1. Field of the Invention
This invention relates generally to manually operated, wheeled vehicles, and particularly to four-wheeled, retail store shopping carts such as grocery baskets. More particularly, this invention relates to an adjustable height shopping cart with legs that fold up for transportation in a shopper's vehicle.
2. Description of Related Art
Grocery shopping carts are ubiquitous and quite familiar to most people. They usually comprise a large cargo basket supported at its rear by a cart body that includes a shelf beneath the basket, all supported on castors. The basket is open at the top and may include an infant seat atop the cart body near the shopper.

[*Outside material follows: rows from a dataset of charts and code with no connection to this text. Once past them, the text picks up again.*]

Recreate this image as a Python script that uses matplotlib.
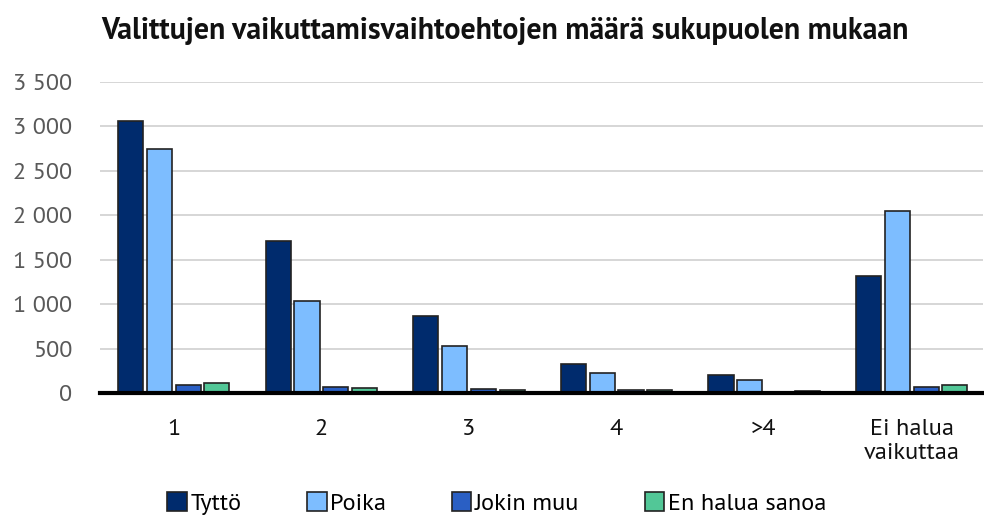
import matplotlib
matplotlib.use("Agg")
import matplotlib.pyplot as plt
import numpy as np
from matplotlib.ticker import FuncFormatter

categories = ["1", "2", "3", "4", ">4", "Ei halua\nvaikuttaa"]
series_names = ["Tyttö", "Poika", "Jokin muu", "En halua sanoa"]
tytto = [3060, 1715, 870, 325, 205, 1320]
poika = [2750, 1035, 530, 230, 148, 2050]
jokin_muu = [95, 68, 45, 35, 10, 62]
en_halua = [110, 55, 35, 30, 18, 92]
colors = ["#002B6D", "#7DBDFF", "#2A5FC4", "#52C797"]

plt.rcParams['font.family'] = ['PT Sans', 'DejaVu Sans']

fig = plt.figure(figsize=(9.84, 5.21), dpi=100)
ax = fig.add_axes([0.1016, 0.2457, 0.897, 0.5969])

x = np.arange(len(categories))
step = 0.195
width = 0.17
for i, (vals, name, c) in enumerate(zip([tytto, poika, jokin_muu, en_halua], series_names, colors)):
    ax.bar(x + (i - 1.5) * step, vals, width=width, color=c, edgecolor="#222222",
           linewidth=1.2, label=name, zorder=3)

ax.set_ylim(0, 3500)
ax.set_xlim(-0.5, 5.48)
ax.set_yticks(np.arange(0, 3501, 500))
ax.yaxis.set_major_formatter(FuncFormatter(lambda v, p: f"{int(v):,}".replace(",", " ")))
ax.grid(axis="y", color="#d0d0d0", linewidth=1.2, zorder=0)
ax.set_xticks(x)
ax.set_xticklabels(categories, linespacing=1.15)
ax.tick_params(axis="both", length=0, labelsize=17.5)
ax.tick_params(axis="x", pad=19, colors="#111111")
ax.tick_params(axis="y", pad=20, colors="#595959")
for s in ["top", "right", "left"]:
    ax.spines[s].set_visible(False)
ax.spines["bottom"].set_linewidth(3)
ax.spines["bottom"].set_color("black")
ax.spines["bottom"].set_zorder(4)

fig.text(0.513, 0.94, "Valittujen vaikuttamisvaihtoehtojen määrä sukupuolen mukaan",
         ha="center", va="center", fontsize=21.5, fontweight="bold", color="#111111")

leg = fig.legend(loc="lower center", bbox_to_anchor=(0.505, -0.03), ncol=4, frameon=False,
                 fontsize=17.5, handlelength=0.8, handleheight=0.8, handletextpad=0.15,
                 columnspacing=2.7)

fig.savefig("out.png", dpi=100)
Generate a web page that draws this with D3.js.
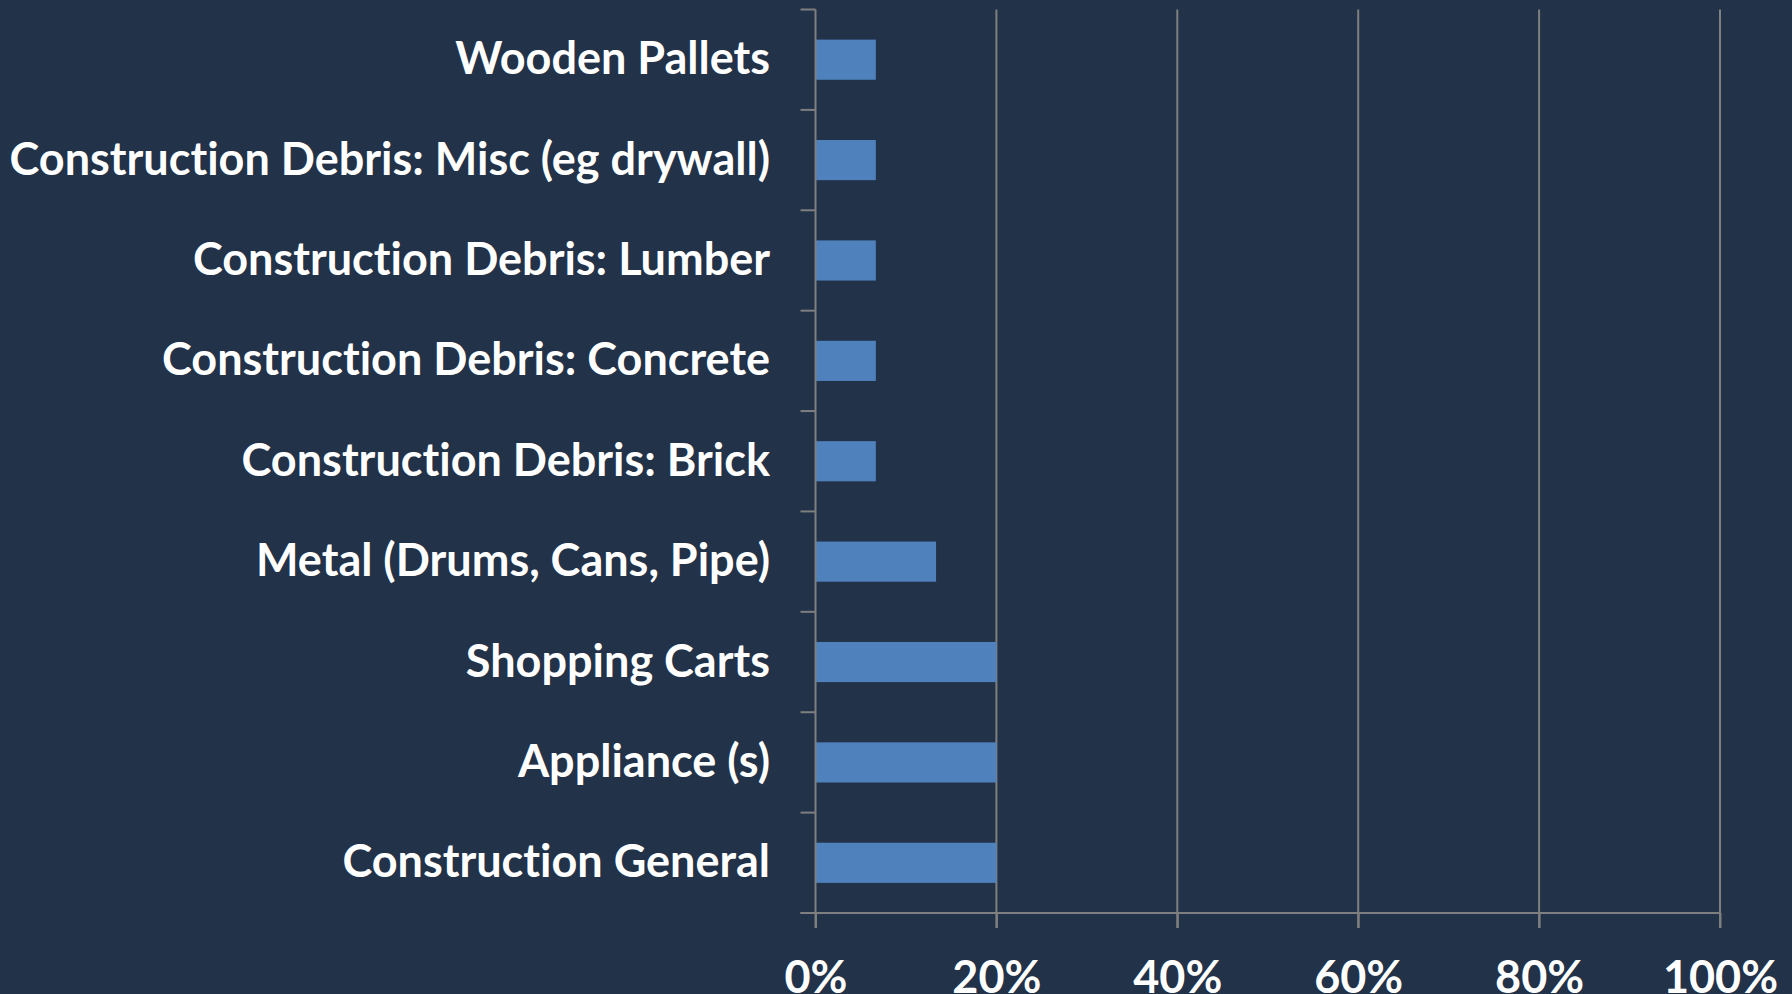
<!DOCTYPE html>
<html>
<head>
<meta charset="utf-8">
<script src="https://cdn.jsdelivr.net/npm/d3@7"></script>
<style>
  html, body { margin: 0; padding: 0; background: #223248; }
  svg { display: block; }
  text { font-family: Lato, "Open Sans", sans-serif; font-weight: bold; fill: #ffffff; font-variant-ligatures: none; }
</style>
</head>
<body>
<svg id="chart"></svg>
<script>
var categories = [
  "Wooden Pallets",
  "Construction Debris: Misc (eg drywall)",
  "Construction Debris: Lumber",
  "Construction Debris: Concrete",
  "Construction Debris: Brick",
  "Metal (Drums, Cans, Pipe)",
  "Shopping Carts",
  "Appliance (s)",
  "Construction General"
];
var values = [0.0667, 0.0667, 0.0667, 0.0667, 0.0667, 0.1333, 0.20, 0.20, 0.20];
var xTicks = [0, 0.2, 0.4, 0.6, 0.8, 1.0];

var width = 1792;
var height = 994;
var margin = { top: 9.5, right: 72, bottom: 81, left: 815.5 };

var chartWidth = width - margin.left - margin.right;
var chartHeight = height - margin.top - margin.bottom;

var fontSize = 45;

var svg = d3.select("#chart")
  .attr("width", width)
  .attr("height", height);

var x = d3.scaleLinear()
  .domain([0, 1])
  .range([margin.left, margin.left + chartWidth]);

var y = d3.scaleBand()
  .domain(categories)
  .range([margin.top, margin.top + chartHeight])
  .paddingInner(0.6)
  .paddingOuter(0.3);

// boundaries between categories, for the tick marks on the left axis
var yEdge = d3.scaleLinear()
  .domain([0, categories.length])
  .range([margin.top, margin.top + chartHeight]);

var lineColor = "#7f7f7f";

// vertical gridlines
svg.append("g")
  .selectAll("line")
  .data(xTicks.slice(1))
  .enter().append("line")
  .attr("x1", function(d) { return x(d); })
  .attr("x2", function(d) { return x(d); })
  .attr("y1", margin.top)
  .attr("y2", margin.top + chartHeight + 15)
  .attr("stroke", lineColor)
  .attr("stroke-width", 2);

// bars
svg.append("g")
  .selectAll("rect")
  .data(values)
  .enter().append("rect")
  .attr("x", x(0))
  .attr("y", function(d, i) { return y(categories[i]); })
  .attr("width", function(d) { return x(d) - x(0); })
  .attr("height", y.bandwidth())
  .attr("fill", "#4f81bd");

// x axis
var xAxis = d3.axisBottom(x)
  .tickValues(xTicks)
  .tickSize(15)
  .tickPadding(33)
  .tickFormat(d3.format(".0%"));

var gx = svg.append("g")
  .attr("transform", "translate(0," + (margin.top + chartHeight) + ")")
  .call(xAxis);
gx.attr("font-family", null).attr("font-size", null);
gx.select(".domain").remove();
gx.selectAll(".tick line").attr("stroke", lineColor).attr("stroke-width", 2);
gx.selectAll(".tick text")
  .attr("font-size", fontSize)
  .attr("fill", "#ffffff");

svg.append("line")
  .attr("x1", margin.left - 15)
  .attr("x2", x(1))
  .attr("y1", margin.top + chartHeight)
  .attr("y2", margin.top + chartHeight)
  .attr("stroke", lineColor)
  .attr("stroke-width", 2);

// y axis line and category ticks
svg.append("line")
  .attr("x1", margin.left)
  .attr("x2", margin.left)
  .attr("y1", margin.top)
  .attr("y2", margin.top + chartHeight + 15)
  .attr("stroke", lineColor)
  .attr("stroke-width", 2);

svg.append("g")
  .selectAll("line")
  .data(d3.range(categories.length + 1))
  .enter().append("line")
  .attr("x1", margin.left - 15)
  .attr("x2", margin.left)
  .attr("y1", function(d) { return yEdge(d); })
  .attr("y2", function(d) { return yEdge(d); })
  .attr("stroke", lineColor)
  .attr("stroke-width", 2);

// category labels
svg.append("g")
  .selectAll("text")
  .data(categories)
  .enter().append("text")
  .attr("x", margin.left - 45.5)
  .attr("y", function(d) { return y(d) + y.bandwidth() / 2 + 14.5; })
  .attr("text-anchor", "end")
  .attr("font-size", fontSize)
  .text(function(d) { return d; });
</script>
</body>
</html>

Grocery cart baskets usually are tapered toward the front and include a movable rear wall that collapses inward to permit nesting of one cart into the rear of another, allowing a large number of carts to be stored in a minimum of space pending usage by shoppers.
The typical retail arrangement does not contemplate the shopping carts leaving the premises of the store where they are used for gathering goods. As a result, the shopper must first collect the goods for purchase by placing them into a cart basket, then unload them at a check-out counter where store employees box or sack them up into temporary containers and return them to the cart to be wheeled out to the shopper's vehicle. The shopper then must unload the cart again by placing the containers into a vehicle to be transported home. Yet again, the shopper must move the containers from the vehicle to an area within the shopper's premises where the goods may be used or stored for future use. A need exists for means for reducing the repeated handling of purchased goods between a retailer's shelves and a shopper's storage facilities.
Because of the retailer's motive to nest shopping carts when not in use, all shopping carts are substantially the same height. This one-size-fits-all strategy ignores significant variations in shoppers' statures. A need exists for means for adjusting retail shopping carts to a comfortable level for various individual shoppers of different heights.
Having unloaded their purchases into their vehicles from their shopping carts, shoppers abandon the carts in the retail store parking lot for retrieval by store personnel. Though many shoppers move their emptied carts to staging areas located around the store parking lot, some don't and some retailers don't provide such staging areas, so shoppers simply abandon the carts at random. Anyone whose automobile has received a parking lot nick from an errant, runaway shopping cart knows that this can lead to minor chaos during heavy shopping times when retail personnel don't promptly retrieve the carts. A need exists for an alternative to encouraging shoppers to leave empty shopping carts in retail store parking lots.
Large retail stores that rely on shopping carts must invest significantly in a large supply of such carts and a storage location for them when not in use. Shopping carts also become damaged with use and even stolen from parking lots, and retailers incur significant repair and replacement costs as a result. A need exists for means to relieve retail stores of the investment and maintenance costs of providing a large quantity of shopping carts for shoppers.